Winter Run - January 1st

Ah yes, a new year has begun. And it seemed right that such a fresh start to the calendar ushered in a new beginning for this coastal creek. My usual approach from the north coming down a gentle grade on Highway 1 revealed the dramatic change. The sandbar had breached. The pent up waters spreading over the marsh and delta finally freed. A completely new terrain emerged under the bright morning light of the new year.

Marsh floods foot bridge leading out to creek Marsh drained of its floodwaters reveals foot bridge leading out to creek

For the last few winters, within hours of the sandbar's breaching, hundreds of fish died inside the marsh. Scientists are just beginning to suspect the reasons for these fish kills.

Local fishermen, using field observations and water quality samples, theorize that as the sand bar opens, the outgoing rush of water causes turbulence such as that you'd see after removing a plug in a bathtub. In the case of the marsh, fine sediments, mud and decayed vegetation on the bottom are stirred up and mix with the cleaner layers of water above. A distinctive smelly plume of "muck" is mobilized, releasing oxygen-deficient water and hydrogen sulfide, suffocating all kinds of fish including hundreds of steelhead. In 2006, State Parks recorded 170 dead fish -- mostly juvenile steelhead. Although it's highly probable that many more were killed.

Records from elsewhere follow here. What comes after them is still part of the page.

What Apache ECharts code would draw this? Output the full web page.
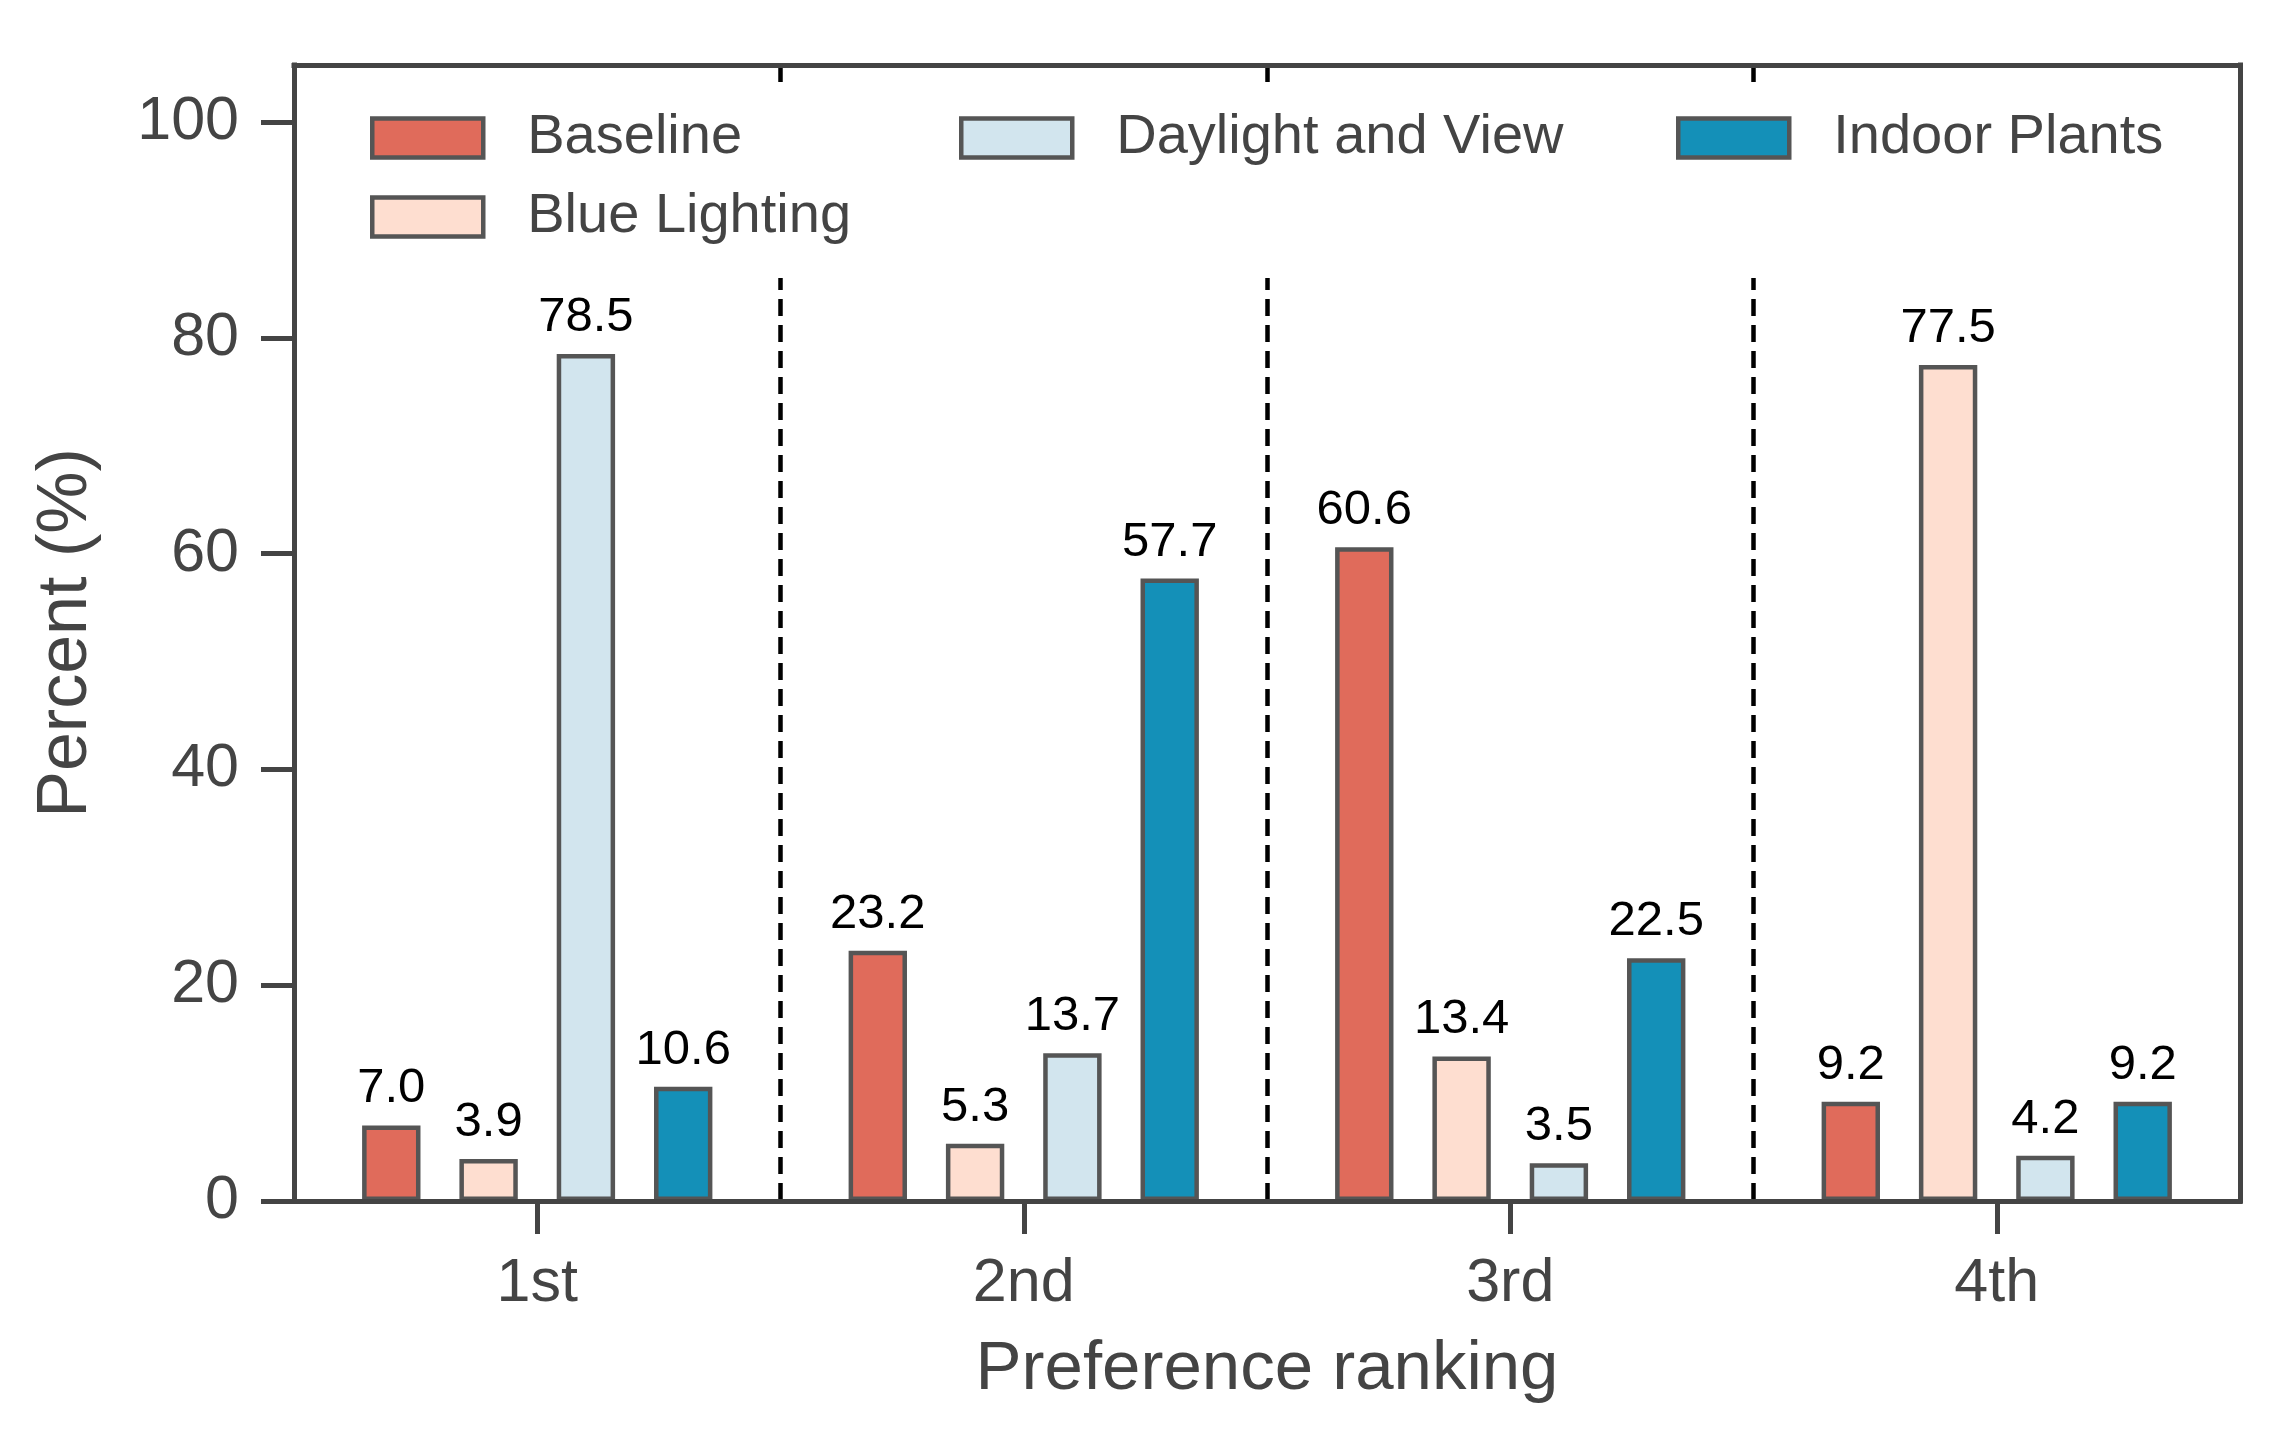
<!DOCTYPE html>
<html>
<head>
<meta charset="utf-8">
<script src="https://cdn.jsdelivr.net/npm/echarts@6/dist/echarts.min.js"></script>
<style>
html,body{margin:0;padding:0;background:#fff;}
#chart{width:2288px;height:1437px;}
</style>
</head>
<body>
<div id="chart"></div>
<script>
var categories = ['1st', '2nd', '3rd', '4th'];
var seriesNames = ['Baseline', 'Blue Lighting', 'Daylight and View', 'Indoor Plants'];
var baseline = [7.0, 23.2, 60.6, 9.2];
var blueLighting = [3.9, 5.3, 13.4, 77.5];
var daylightView = [78.5, 13.7, 3.5, 4.2];
var indoorPlants = [10.6, 57.7, 22.5, 9.2];
var yTicks = [0, 20, 40, 60, 80, 100];
var colors = ['#E06B5B', '#FEDED0', '#D2E5EE', '#1490B8'];

var FONT = 'Liberation Sans, Arial, Helvetica, sans-serif';
var AX = '#444444';
var EDGE = '#555555';
var values = [baseline, blueLighting, daylightView, indoorPlants];

var chart = echarts.init(document.getElementById('chart'), null, {renderer: 'canvas'});

var series = seriesNames.map(function (name, i) {
  return {
    name: name,
    type: 'bar',
    data: values[i],
    barWidth: '12%',
    barGap: '66.67%',
    z: 2,
    itemStyle: {color: colors[i], borderColor: EDGE, borderWidth: 4.5},
    label: {
      show: true,
      position: 'top',
      distance: 12,
      color: '#000',
      fontFamily: FONT,
      fontSize: 49,
      formatter: function (p) { return p.value.toFixed(1); }
    }
  };
});

var legendText = {
  color: AX,
  fontFamily: FONT,
  fontSize: 56,
  lineHeight: 56,
  padding: [0, 0, 0, 39]
};
var legendItemStyle = {borderColor: EDGE, borderWidth: 4.5};

var option = {
  backgroundColor: '#ffffff',
  animation: false,
  grid: {left: 294, right: 48, top: 65, bottom: 236, containLabel: false},
  legend: [
    {
      orient: 'vertical',
      left: 350, top: 91,
      padding: [19, 1335, 33, 20],
      backgroundColor: '#ffffff',
      z: 6,
      itemGap: 23,
      itemWidth: 111, itemHeight: 39,
      icon: 'rect',
      selectedMode: false,
      itemStyle: legendItemStyle,
      textStyle: legendText,
      data: [seriesNames[0], seriesNames[1]]
    },
    {
      orient: 'vertical',
      left: 959, top: 110, padding: 0,
      z: 7,
      itemWidth: 111, itemHeight: 39,
      icon: 'rect',
      selectedMode: false,
      itemStyle: legendItemStyle,
      textStyle: legendText,
      data: [seriesNames[2]]
    },
    {
      orient: 'vertical',
      left: 1676, top: 110, padding: 0,
      z: 7,
      itemWidth: 111, itemHeight: 39,
      icon: 'rect',
      selectedMode: false,
      itemStyle: legendItemStyle,
      textStyle: legendText,
      data: [seriesNames[3]]
    }
  ],
  xAxis: [
    {
      type: 'category',
      position: 'bottom',
      data: categories,
      z: 3,
      boundaryGap: true,
      name: 'Preference ranking',
      nameLocation: 'middle',
      nameGap: 134,
      nameTextStyle: {color: AX, fontFamily: FONT, fontSize: 69, verticalAlign: 'top'},
      axisLine: {show: true, onZero: false, lineStyle: {color: AX, width: 5, cap: 'square'}},
      axisTick: {show: true, alignWithLabel: true, length: 33, lineStyle: {color: AX, width: 5}},
      axisLabel: {color: AX, fontFamily: FONT, fontSize: 61, margin: 53},
      splitLine: {show: true, lineStyle: {color: '#000000', width: 4.5, type: [17, 9]}}
    },
    {
      type: 'category',
      position: 'top',
      data: categories,
      z: 5,
      axisLine: {show: true, onZero: false, lineStyle: {color: AX, width: 5, cap: 'square'}},
      axisTick: {show: false},
      axisLabel: {show: false},
      splitLine: {show: false}
    }
  ],
  yAxis: [
    {
      type: 'value',
      position: 'left',
      min: 0, max: 105.3, interval: 20,
      z: 5,
      name: 'Percent (%)',
      nameLocation: 'middle',
      nameGap: 192,
      nameTextStyle: {color: AX, fontFamily: FONT, fontSize: 70},
      axisLine: {show: true, onZero: false, lineStyle: {color: AX, width: 5, cap: 'square'}},
      axisTick: {show: true, length: 33, customValues: yTicks, lineStyle: {color: AX, width: 5}},
      axisLabel: {color: AX, fontFamily: FONT, fontSize: 61, margin: 55, customValues: yTicks},
      splitLine: {show: false}
    },
    {
      type: 'value',
      position: 'right',
      min: 0, max: 105.3,
      z: 5,
      axisLine: {show: true, onZero: false, lineStyle: {color: AX, width: 5, cap: 'square'}},
      axisTick: {show: false},
      axisLabel: {show: false},
      splitLine: {show: false}
    }
  ],
  series: series
};

chart.setOption(option);
</script>
</body>
</html>
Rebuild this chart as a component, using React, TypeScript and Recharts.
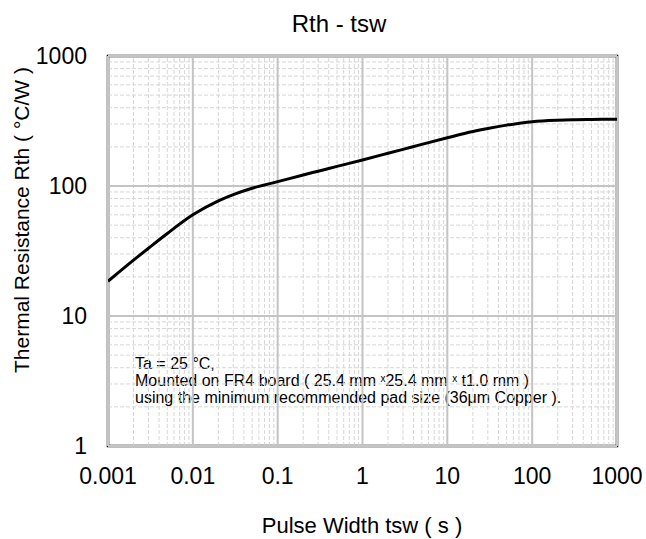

Angler casts for steelhead near  mouth of lagoon

These recent fish kills cast a pall over me as I grabbed my pack and binoculars and walked out along the marsh. The smell of warm, salt air filled my senses. The build up of fresh-water from the winter rains now was drained to the ocean. The blanket of water lifted to reveal a new landscape. The channels coursing through this wetland came into relief. The varied salt-water grasses exposed along their banks for the first time since October. And the muddy banks and leeves basked in the bright January sun and fumed sea-salt.

Their swimming pool mostly drained, the hundreds of ducks and other waterfowl departed. The shallow water and muddy banks now beckoned a small cast of Snowy Egrets. These shorebirds instinctly sensed easy meals of fish left behind in isolated pools that dotted the marsh. Other opportunists included about six anglers casting near the mouth of the creek. I suspected the adult steelhead were still swimming safely off-shore. The plume of creek sediment and bio-mass not quite stretching to their noses yet. It was the younger steelhead smolt I worried about. I considered myself fortunate to be witnessing the beginning of a new cycle and breathing in the rich, salt-air.